The live migration should have happend without a ping being dropped. The disconnect you saw was only the serial console cutting over to the different hv. If you woulf have done it over ssh, you should have seen no dropped ping or at max one, depending on the speed of your switch.
Just a thought. A nicer test of the ha might be to run your ping command from another node rather than the one you migrated. That way you can see if the service really is fully available to external clients
A few issues to think about when you do migration (live or offline): 1. Try to use the same hardware CPU generation and brand on the nodes. Live migration from Ryzen to older AMD CPUs does not work flawlessly, the destination vm will spike at 100 % CPU and be unresponsive. You will have to restart the vm, so no live migration in this use case. Maybe it has been fixed in Proxmox 8, I used Proxmox 7. 2. Live migration between different processor brands is not possible, so no live migration between AMD and Intel CPUs. 3. Migration (live or offline) of vms with USB-attached devices is not possible. That ruined my idea of having a Home Assistant vm with failover, sigh.
Thanks for another good video. I like the short and sweet approach. Mostly just teasing at what the system can do and driving me to investigate other videos and to review the documentation. I've arrived late to the game and just started using Ceph in the last few months, but I'm all in now. I just love the concepts that Ceph is based upon. Replication across hosts, across drives, and erasure encoding for economy. It's really great stuff! I'm not in the business, but to think that I can play with these tools at home and learn the latest tech for servers and storage just blows my mind. And I'm doing it with "trash" hardware... What fun!
@@Jims-Garage I've been getting on a treat! I've put together a four node cluster with OS-oriented Ceph pools for the VMs. I run the requisite Home Assistant, Minecraft, Pihole and Unbound servers. I built the OS-oriented Ceph FS using largish nvme partitions for replicated block storage spread across hosts. I also built a "fast" working data file system using smallish nvme partitions for metadata and 2TB SATA SSDs for data pools. Those live on four nodes with one nvme and one SATA drive each. Last week I set up a 5-drive SATA USB enclosure and built a "slow" second tier store with replicated nvme pool for metadata and an erasure coded pool spread across the USB HDDs. That is the media library. I've got both Linux and Windows clients using the Ceph file systems. I'm just amazed that I got this all working as easily as I did. It's largely due to you and a few other RU-vidrs who inspire me. (And a wife who let's me geek out and spend too much time playing.) My next project is to get a cloud backup scheme in place for off site storage. I've got an iDrive S3 store good for 5TB and want to get that earning it's keep. Keep up the good work inspiring and teaching the rest of us!

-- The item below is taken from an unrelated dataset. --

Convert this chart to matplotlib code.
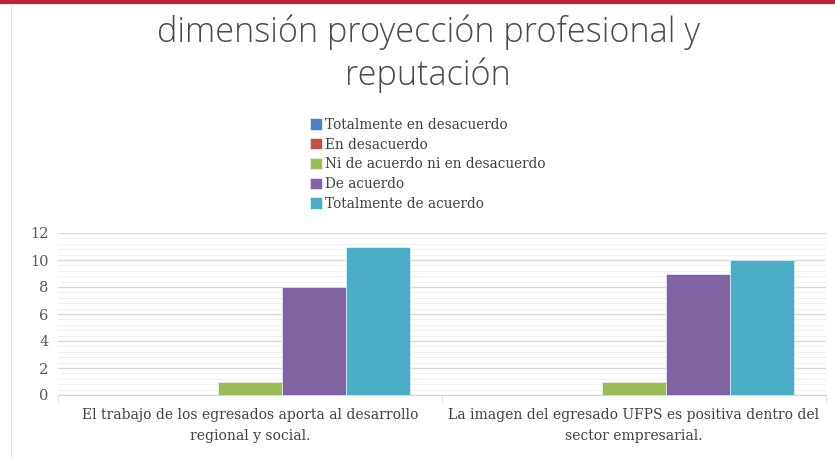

everytime i go to build out a project you put out a similar video going over it. If you somehow put out a video on how to use the zfs over iscsi storage option in proxmox I'll be floored
Great content as usual. Just some notes on the ceph cluster itself. You want to set global flags like NOOUT,NOSCRUB and NO-DEEPSCRUB when rebooting ceph nodes as they will start to rebalance when the first node is down if you dont.
I bounce nodes up and down, take OSDs out, and do lots of monkey business all the time without turning off scrubs, etc. The system starts doing what it's supposed to and heals itself all nice and tidy, then reCephifies when things come back online. Why bother?
@@Jims-Garage lol, but really it will help us me and one of my friend has arround 20,24 VM'S on VMware workstation and I wanted to migrate all to proxmox
Why do you go to the effort of cloning and then moving the disks? You can choose the storage at the time you do the clone. Does that not work with Ceph?
You know.. HA, 25 gbit and all sorts of things, although cute and nice to play around with for me personally they are among the least interesting topics ever... I mean talking from a homelab perspective, nice to play around with but absolutely not needed in that seting. Ok firewall HA will be useful but all the ceph/HA... Just my personal $0.01. Would love to see a video on some of the 'promises' you made earlier like install truenas on that NAS you reviewed last time.